Over the last two weeks, I read My Lunches with Orson: Conversations Between Henry Jaglom and Orson Welles. The book’s conversational structure between Welles and a young admirer from the 1960s and 1970s American film revolution recalls, in theory, This is Orson Welles the scholarly conversation book from conversations between Welles and Peter Bogdanovich, edited by Jonathan Rosenbaum. It turns out, though, that the two books bear little in common. True, fans of Welles may feel that they are in his presence, once again, and it’s hard to read his words and not hear that booming voice in your head.
But that’s where the similarities end. The book doesn’t have any of the in-depth analysis, scene-by-scene, film-by-film deconstruction that This is has. I don’t and can’t fault it for that. To my knowledge, his conversations with Bogdanovich were meant to be documents that would become an (auto)biography. The book never came to fruition in Welles’ lifetime, and Bogdanovich wanted to share the conversations with the world. This is a different book, from several years later and the end of Welles’ life.
Jaglom and Welles’ conversations are much more free-wheeling. The smallest things set Orson off. It’s a bit discouraging to read his nasty words about peers, not necessarily because they aren’t true, but because Welles knows better than anyone that words hurt. In a section of This Is Orson Welles, he specifically asks Bogdanovich to strike from the record the names of directors/actors he disparages, because as he says (and I’m paraphrasing now), “Words do hurt. It’s nice to think they don’t, but they do. Every time I read a bad thing about myself, it hurts…” you get the point. Ten years prior, Welles had no desire to go on the record bad-mouthing other directors. But his ire, in these conversations, is not reserved for merely Pauline Kael and John Houseman, he tears apart dozens of other performers, peers, producers, etc. etc.

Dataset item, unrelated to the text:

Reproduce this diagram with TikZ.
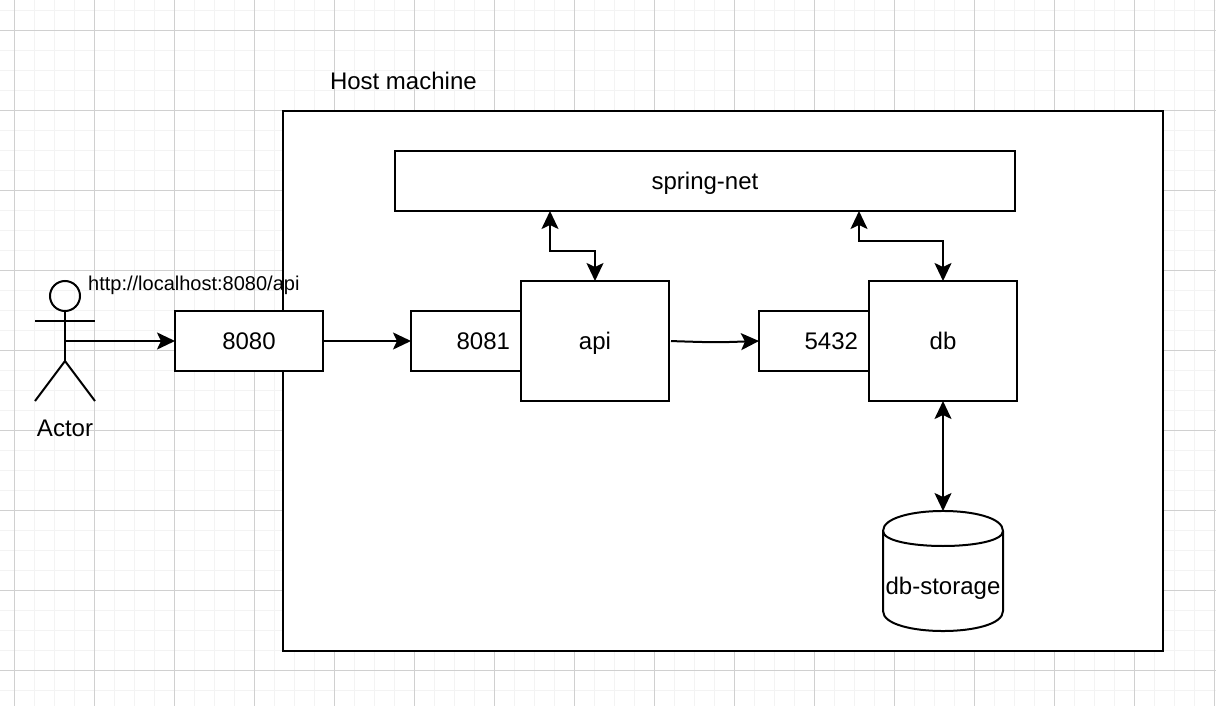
\documentclass[tikz,border=0pt]{standalone}
\usepackage{fontspec}
\setmainfont{Liberation Sans}
\usepackage{tikz}
\usetikzlibrary{positioning,arrows.meta}

\definecolor{gridminor}{HTML}{F3F3F3}
\definecolor{gridmajor}{HTML}{D0D0D0}

\tikzset{
  minorline/.style={draw=gridminor,line width=1.8pt},
  majorline/.style={draw=gridmajor,line width=1pt},
  shapeline/.style={draw=black,line width=2pt},
  box/.style={shapeline,fill=white,rectangle,anchor=north west,inner sep=0pt,outer sep=0pt,text height=17pt,text depth=0pt,font=\fontsize{24}{28}\selectfont},
  portbox/.style={box,minimum width=110pt,minimum height=60pt,inner xsep=11pt,text width=88pt,align=right},
  link/.style={shapeline,-{Stealth[length=18pt,width=17pt,inset=4pt]}},
  both/.style={shapeline,{Stealth[length=18pt,width=17pt,inset=4pt]}-{Stealth[length=18pt,width=17pt,inset=4pt]}},
  caption/.style={inner sep=0pt,outer sep=0pt,font=\fontsize{24}{28}\selectfont}
}

\begin{document}
\begin{tikzpicture}[x=1pt,y=-1pt]
  \useasboundingbox (0,0) rectangle (1216,706);
  \fill[white] (0,0) rectangle (1216,706);
  \begin{scope}
    \clip (0,0) rectangle (1216,706);
    % background grid
    \foreach \gx in {14.5,34.5,...,1214.5} {\draw[minorline] (\gx,0) -- (\gx,706);}
    \foreach \gy in {10.5,30.5,...,690.5} {\draw[minorline] (0,\gy) -- (1216,\gy);}
    \foreach \gx in {14.5,94.5,...,1214.5} {\draw[majorline] (\gx,0) -- (\gx,706);}
    \foreach \gy in {30.5,110.5,...,670.5} {\draw[majorline] (0,\gy) -- (1216,\gy);}
  \end{scope}

  \node[box,minimum width=880pt,minimum height=540pt](host) at (283,111){};
  \node[caption,anchor=west](hostlabel) at (330,81){Host machine};

  \node[box,minimum width=620pt,minimum height=60pt](net) at (395,151){spring-net};
  \node[portbox](p8081) at (411,311){8081};
  \node[portbox](p5432) at (759,311){5432};
  \node[box,minimum width=148pt,minimum height=120pt](api) at (521,281){api};
  \node[box,minimum width=148pt,minimum height=120pt](db) at (869,281){db};
  \node[box,minimum width=148pt,minimum height=60pt](p8080) at (175,311){8080};

  % storage
  \node[inner sep=0pt,outer sep=0pt,minimum size=120pt](storage) at (943,571){};
  \filldraw[shapeline,fill=white] (883,531) .. controls (883,504.3) and (1003,504.3) .. (1003,531)
    -- (1003,611) .. controls (1003,637.7) and (883,637.7) .. (883,611) -- cycle;
  \draw[shapeline] (883,531) .. controls (883,551) and (1003,551) .. (1003,531);
  \node[caption](storagelabel) at (943,588.5){db-storage};

  % actor
  \node[shapeline,circle,inner sep=0pt,outer sep=0pt,minimum size=30pt](head) at (65,296){};
  \coordinate (armleft) at (35,321);
  \coordinate (armright) at (95,321);
  \coordinate (hip) at (65,361);
  \coordinate (legleft) at (35,401);
  \coordinate (legright) at (95,401);
  \coordinate (actor) at (65,341);
  \draw[shapeline] (head.south) -- (hip);
  \draw[shapeline] (armleft) -- (armright);
  \draw[shapeline] (legleft) -- (hip) -- (legright);
  \node[caption](actorlabel) at (65,428){Actor};
  \node[inner sep=0pt,anchor=west,font=\fontsize{20}{24}\selectfont](url) at (88,285){http://localhost:8080/api};

  % connectors
  \coordinate (netapi) at (550,211);
  \coordinate (netdb) at (859,211);
  \draw[link] (actor) -- (p8080.west);
  \draw[link] (p8080.east) -- (p8081.west);
  \draw[link,shorten <=2pt] (api.east) .. controls (716,342.5) .. (p5432.west);
  \draw[both] (netapi) -- (550,251) -- (595,251) -- (api.north);
  \draw[both] (netdb) -- (859,241) -- (943,241) -- (db.north);
  \draw[both] (db.south) -- (storage.north);
\end{tikzpicture}
\end{document}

In general, the book is often not a fun read. You’d think it would be, based on the conversational nature…but it’s not. Welles often gets incredibly indignant and rude. He’s resentful in a way that just has me thinking that he was cranky and impatient like many senior citizens, and that’s sad. It’s sad to try to reconcile a childish impatience with the fact that he was one of
the hardest working people in showbiz, who died with a typewriter in his hand, working on something until the bitter end. I had trouble ploughing through the book, as long-winded rants about films/theatrical productions/other people just didn’t captivate me at all. But when I got to the second to last chapter, the weight of the book hit me. Orson is pitching a story to Susan Smith from HBO:
OW: In one sentence, it’s a miniseries set in Majorca or San Tropez, where the richest people in the world go. Or better, a dictatorship in a Central American country that is overthrown by a coup d’etat, and there is a revolution.”
As a Welles fan, and perhaps more importantly, promoter, I feel there’s a timeless quality to his films. His work pre-dates the noir era, but that movement in many ways owes so much to his style. His Touch of Evil is one of the finest films of the genre. Shakespeare and tales about the fall of once great families and peoples are timeless motifs. But the threats of fascism and the days of revolution just don’t seem to fit in the 1980s the way they did in the 1960s. This is totally subjective, but I found myself wondering during that passage: who makes a film about a Latin American coup d’etat in 1984? Even Welles’ last films were incredibly modern, with F for Fake and what we know about The Other Side of the Wind. That doesn’t sound like what he was pitching, though. Even compared to his other unfinished/unrealized projects of that time…it doesn’t quite fit in.
Time passed Welles by. Not everything he had to say was interesting, witty, intelligent, or decent in nature. I love Orson Welles dearly, and though his life is over, I find that when I read about his trials and tribulations, I still root for him, though I know he doesn’t win many of his battles. But even Welles was prone to banality and bitchiness. You do not need to read My Lunches With Orson. It’s just too sad.